Gut, dass wir einander haben
Ökumenischer Gottesdienst und österreichweite Fachtagung der „ARGE Ökumene“ in Wien
„Kannst du dich erinnern, wie wir gestritten haben? Jeder von uns hat versucht, den eigenen Glauben, die eigene Kirche zu verteidigen, aber erklären und begründen konnten wir, zum Beispiel über unsere Tradition Gottesdienst zu feiern, nichts“, sagt Eva-Susanne Glaser, sie ist evangelisch und steht im Altarraum des Stephansdom. Neben ihr steht ihr Mann Heinz Glaser, der katholisch ist und antwortet: „Was haben wir also gemacht? Wir haben miteinander und voneinander gelernt, erst über die eigene, dann über die jeweils andere Kirche.“
Dies Zeugnis gelebter Ökumene gab das Ehepaar im ökumenischen Gottesdienst am Freitag, 17. Oktober, ab, den der evangelisch-lutherische Superintendent Hansjörg Lein und der römisch-katholische Weihbischof Franz Scharl gestalteten. Vor den rund 80 Besuchern legten auch Lein und Scharl Zeugnisse funktionierender Ökumene ab. „Jesus ist die entscheidende Person“, sind sich beide einig. Der Gottesdienst war der Auftakt zur österreichweiten Fachtagung der „ARGE Ökumene“, die am 18. und 19. Oktober im Kardinal König Haus stattfand.

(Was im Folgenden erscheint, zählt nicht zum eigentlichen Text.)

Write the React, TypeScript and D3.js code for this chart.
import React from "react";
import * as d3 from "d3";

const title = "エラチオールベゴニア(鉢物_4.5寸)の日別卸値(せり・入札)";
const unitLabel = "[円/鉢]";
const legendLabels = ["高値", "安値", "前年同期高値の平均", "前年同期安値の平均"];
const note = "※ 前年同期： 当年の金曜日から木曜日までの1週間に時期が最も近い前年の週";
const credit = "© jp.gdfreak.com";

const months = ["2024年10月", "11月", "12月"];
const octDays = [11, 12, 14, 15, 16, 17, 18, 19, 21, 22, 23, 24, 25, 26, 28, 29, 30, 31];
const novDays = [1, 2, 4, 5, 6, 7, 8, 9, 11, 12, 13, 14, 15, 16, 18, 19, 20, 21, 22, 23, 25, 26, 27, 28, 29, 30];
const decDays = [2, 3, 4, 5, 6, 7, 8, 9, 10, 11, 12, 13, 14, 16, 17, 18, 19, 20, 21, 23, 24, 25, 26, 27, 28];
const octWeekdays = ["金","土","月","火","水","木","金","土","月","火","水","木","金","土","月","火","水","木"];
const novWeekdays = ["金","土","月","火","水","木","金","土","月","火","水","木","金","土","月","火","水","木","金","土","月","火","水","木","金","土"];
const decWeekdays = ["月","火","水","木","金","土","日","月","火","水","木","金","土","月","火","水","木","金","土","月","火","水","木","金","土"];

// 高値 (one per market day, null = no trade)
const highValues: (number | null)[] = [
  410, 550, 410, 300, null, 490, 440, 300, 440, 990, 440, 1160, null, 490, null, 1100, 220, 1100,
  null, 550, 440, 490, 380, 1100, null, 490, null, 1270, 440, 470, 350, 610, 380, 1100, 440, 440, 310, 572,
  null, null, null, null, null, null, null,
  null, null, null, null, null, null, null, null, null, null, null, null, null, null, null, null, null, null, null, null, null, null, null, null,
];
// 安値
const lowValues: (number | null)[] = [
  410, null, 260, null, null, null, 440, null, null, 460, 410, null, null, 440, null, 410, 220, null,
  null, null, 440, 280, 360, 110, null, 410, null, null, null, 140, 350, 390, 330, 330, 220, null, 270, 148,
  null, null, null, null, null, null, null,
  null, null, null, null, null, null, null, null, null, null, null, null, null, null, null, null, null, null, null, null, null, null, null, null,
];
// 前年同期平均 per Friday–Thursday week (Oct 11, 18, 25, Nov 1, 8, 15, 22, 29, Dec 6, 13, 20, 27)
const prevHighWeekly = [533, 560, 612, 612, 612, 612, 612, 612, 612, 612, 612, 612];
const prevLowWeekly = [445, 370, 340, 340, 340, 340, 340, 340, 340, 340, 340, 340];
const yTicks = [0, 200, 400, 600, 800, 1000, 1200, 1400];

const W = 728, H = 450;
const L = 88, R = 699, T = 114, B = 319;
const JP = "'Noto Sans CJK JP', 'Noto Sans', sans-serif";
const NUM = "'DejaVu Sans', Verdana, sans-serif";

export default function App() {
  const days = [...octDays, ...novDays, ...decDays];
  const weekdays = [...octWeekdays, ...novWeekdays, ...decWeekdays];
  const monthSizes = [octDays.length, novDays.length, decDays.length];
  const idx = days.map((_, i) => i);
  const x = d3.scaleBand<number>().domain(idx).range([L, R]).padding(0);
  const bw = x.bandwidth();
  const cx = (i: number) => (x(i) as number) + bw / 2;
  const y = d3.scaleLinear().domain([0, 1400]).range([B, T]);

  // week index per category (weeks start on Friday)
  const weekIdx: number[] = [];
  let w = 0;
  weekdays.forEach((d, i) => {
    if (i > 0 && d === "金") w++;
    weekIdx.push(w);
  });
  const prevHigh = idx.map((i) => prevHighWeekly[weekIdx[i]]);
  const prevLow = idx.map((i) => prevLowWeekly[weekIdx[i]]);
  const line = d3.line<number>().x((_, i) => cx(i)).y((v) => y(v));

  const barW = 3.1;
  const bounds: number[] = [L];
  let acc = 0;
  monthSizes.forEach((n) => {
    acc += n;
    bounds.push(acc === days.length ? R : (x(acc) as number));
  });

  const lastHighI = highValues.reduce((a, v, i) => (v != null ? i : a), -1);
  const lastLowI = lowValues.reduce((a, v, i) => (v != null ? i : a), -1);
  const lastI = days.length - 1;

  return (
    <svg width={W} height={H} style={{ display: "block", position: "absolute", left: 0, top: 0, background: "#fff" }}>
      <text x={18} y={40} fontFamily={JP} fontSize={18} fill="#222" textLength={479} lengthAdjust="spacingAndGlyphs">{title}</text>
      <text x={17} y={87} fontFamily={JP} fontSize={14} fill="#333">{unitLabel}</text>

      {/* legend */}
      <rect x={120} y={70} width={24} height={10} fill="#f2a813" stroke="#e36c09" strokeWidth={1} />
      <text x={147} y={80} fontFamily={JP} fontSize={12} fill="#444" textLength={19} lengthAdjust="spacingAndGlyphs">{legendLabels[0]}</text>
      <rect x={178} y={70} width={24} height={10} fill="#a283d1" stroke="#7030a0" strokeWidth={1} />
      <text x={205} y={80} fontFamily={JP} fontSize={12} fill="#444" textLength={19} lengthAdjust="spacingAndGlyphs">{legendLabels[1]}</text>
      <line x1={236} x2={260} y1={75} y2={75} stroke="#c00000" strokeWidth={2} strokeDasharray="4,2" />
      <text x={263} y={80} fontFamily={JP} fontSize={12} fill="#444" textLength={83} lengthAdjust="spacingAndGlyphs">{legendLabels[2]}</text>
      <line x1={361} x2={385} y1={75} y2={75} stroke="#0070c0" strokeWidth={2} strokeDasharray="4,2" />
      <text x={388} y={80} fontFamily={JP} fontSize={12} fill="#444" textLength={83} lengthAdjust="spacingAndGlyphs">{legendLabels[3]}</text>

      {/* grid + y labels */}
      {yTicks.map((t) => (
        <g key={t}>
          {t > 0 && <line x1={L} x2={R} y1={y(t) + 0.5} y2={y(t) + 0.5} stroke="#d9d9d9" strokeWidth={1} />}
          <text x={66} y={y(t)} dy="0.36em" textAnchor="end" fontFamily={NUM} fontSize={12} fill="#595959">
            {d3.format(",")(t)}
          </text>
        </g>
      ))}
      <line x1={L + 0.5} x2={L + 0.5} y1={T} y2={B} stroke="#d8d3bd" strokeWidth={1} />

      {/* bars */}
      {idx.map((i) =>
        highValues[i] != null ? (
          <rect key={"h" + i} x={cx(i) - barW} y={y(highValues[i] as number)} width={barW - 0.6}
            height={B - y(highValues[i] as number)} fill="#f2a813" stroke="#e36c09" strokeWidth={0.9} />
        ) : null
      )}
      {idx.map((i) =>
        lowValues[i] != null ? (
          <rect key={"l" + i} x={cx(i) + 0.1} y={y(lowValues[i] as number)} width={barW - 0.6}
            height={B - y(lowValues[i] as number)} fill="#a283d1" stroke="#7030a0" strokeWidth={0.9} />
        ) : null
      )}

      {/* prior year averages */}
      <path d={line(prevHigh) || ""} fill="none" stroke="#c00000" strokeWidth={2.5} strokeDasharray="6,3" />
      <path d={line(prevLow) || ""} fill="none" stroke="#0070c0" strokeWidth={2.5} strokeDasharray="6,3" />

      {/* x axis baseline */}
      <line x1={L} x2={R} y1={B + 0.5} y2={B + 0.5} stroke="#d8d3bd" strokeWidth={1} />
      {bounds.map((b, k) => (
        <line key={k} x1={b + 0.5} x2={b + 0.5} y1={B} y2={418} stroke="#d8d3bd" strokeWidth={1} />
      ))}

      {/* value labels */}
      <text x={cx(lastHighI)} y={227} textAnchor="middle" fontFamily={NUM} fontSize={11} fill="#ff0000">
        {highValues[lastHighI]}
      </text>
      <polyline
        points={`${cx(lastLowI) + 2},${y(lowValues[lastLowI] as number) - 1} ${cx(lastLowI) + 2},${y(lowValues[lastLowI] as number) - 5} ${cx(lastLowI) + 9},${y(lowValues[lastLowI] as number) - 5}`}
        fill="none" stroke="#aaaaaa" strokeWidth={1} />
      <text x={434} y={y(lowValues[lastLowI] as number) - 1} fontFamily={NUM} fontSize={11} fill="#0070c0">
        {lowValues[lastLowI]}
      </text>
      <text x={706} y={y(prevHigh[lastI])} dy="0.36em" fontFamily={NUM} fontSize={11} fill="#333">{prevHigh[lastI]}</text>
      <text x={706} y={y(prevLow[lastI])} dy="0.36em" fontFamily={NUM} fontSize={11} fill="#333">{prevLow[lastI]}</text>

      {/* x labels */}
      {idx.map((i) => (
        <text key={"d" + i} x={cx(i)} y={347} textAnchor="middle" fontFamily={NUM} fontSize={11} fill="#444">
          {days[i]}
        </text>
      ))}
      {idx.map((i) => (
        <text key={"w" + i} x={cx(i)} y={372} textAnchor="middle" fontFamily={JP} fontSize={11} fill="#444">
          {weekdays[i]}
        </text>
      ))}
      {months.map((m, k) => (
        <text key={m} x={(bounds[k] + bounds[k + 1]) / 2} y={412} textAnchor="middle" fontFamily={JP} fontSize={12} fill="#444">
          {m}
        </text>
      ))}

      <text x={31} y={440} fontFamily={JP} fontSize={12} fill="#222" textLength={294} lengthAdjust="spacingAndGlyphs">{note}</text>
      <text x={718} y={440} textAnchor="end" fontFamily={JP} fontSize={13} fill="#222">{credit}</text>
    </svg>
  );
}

„Gut, dass wir einander haben“, dies harmonische Zeichen setzte der Gottesdienst am Freitagabend, in dessen Mittelpunkt die Taufe stand. Erinnert wurde mit einer weißen Stola für jeden Gast und durch die gegenseitige Bekreuzigung der Teilnehmerinnen und Teilnehmer mit den Worten „Du bist getauft im Namen Jesus Christus.“
Auf der tags darauf anschließenden Fachtagung wurde neben der Einheit und Ganzheit auch die Vielfalt bedacht: Zum Thema „Differenz und Diversität als Gabe und Aufgabe“ diskutierten die 53 Teilnehmerinnen und Teilnehmer aus ganz Österreich mit Assoz.-Prof. MMag. Dr. Regina Polak von der Katholisch-Theologischen Fakultät Wien und mit Univ.-Prof. Dr. Ulrich H.J. Körtner von der Evangelischen-Theologischen Fakultät Wien.
Differenz sei das Erkennen von Unterschieden, begann Polak mit einer Begriffsbestimmung. „Für Diversität ist Differenz der Ausgangspunkt. Es ist normal, dass es Unterschiede gibt. Diese müssen weder eine Störung, noch eine Bereicherung sein.“ Anhand der biblischen Geschichte des Turmbaus zu Babel führte sie an, dass eine Einheit des Menschen nicht über Projekte, sondern nur über Kommunikation möglich sei. Sie schloss mit spirituellen Zitaten, die beschrieben, wie schmerzlich Unterschiede sein können. Aber das durch Unterschiede der eine auf den anderen angewiesen sei – das sei das Heilsame.
Differenz sei für ihn eine Beschreibungskategorie, begann Körtner sein Impuls-Statement. Unterschiede zu machen diene dazu, etwas zu erkennen. „Am Anfang war die Unterscheidung. In der Schöpfungsgeschichte trifft Gott Unterscheidungen: Licht – Finsternis, Wasser – Erde.“ Auch christologisch würden Unterschiede gemacht, um etwas zu beschreiben, so in der Trinitätslehre. Gott als Vater, als Sohn, als Heiliger Geist. „Das ist ein Beziehungsgeschehen. Der Vater ist nicht gegen den Sohn und nicht gegen den Heiligen Geist austauschbar. Es ist eine unaufhebbare Diversität, die als Einhalt gilt. Eine Einheit durch Beziehung.“ Beziehung schaffe also Einheit, aber immer aus unterschiedlichen Dingen, so Körtner.
Um eine „Einheit durch Kommunikation“ (Polak) beziehungsweise „Einheit durch Beziehung“ (Körtner) zu gestalten, dafür will sich die ARGE Ökumene weiter stark machen. Die Teilnehmerinnen und Teilnehmer tauschten auf der Tagung Berichte aus den Bundesländern aus und planten gemeinsam das Jahr 2015. Ihr Ziel ist klar: Sie wollen weiterhin Motor der Ökumene in Österreich sein.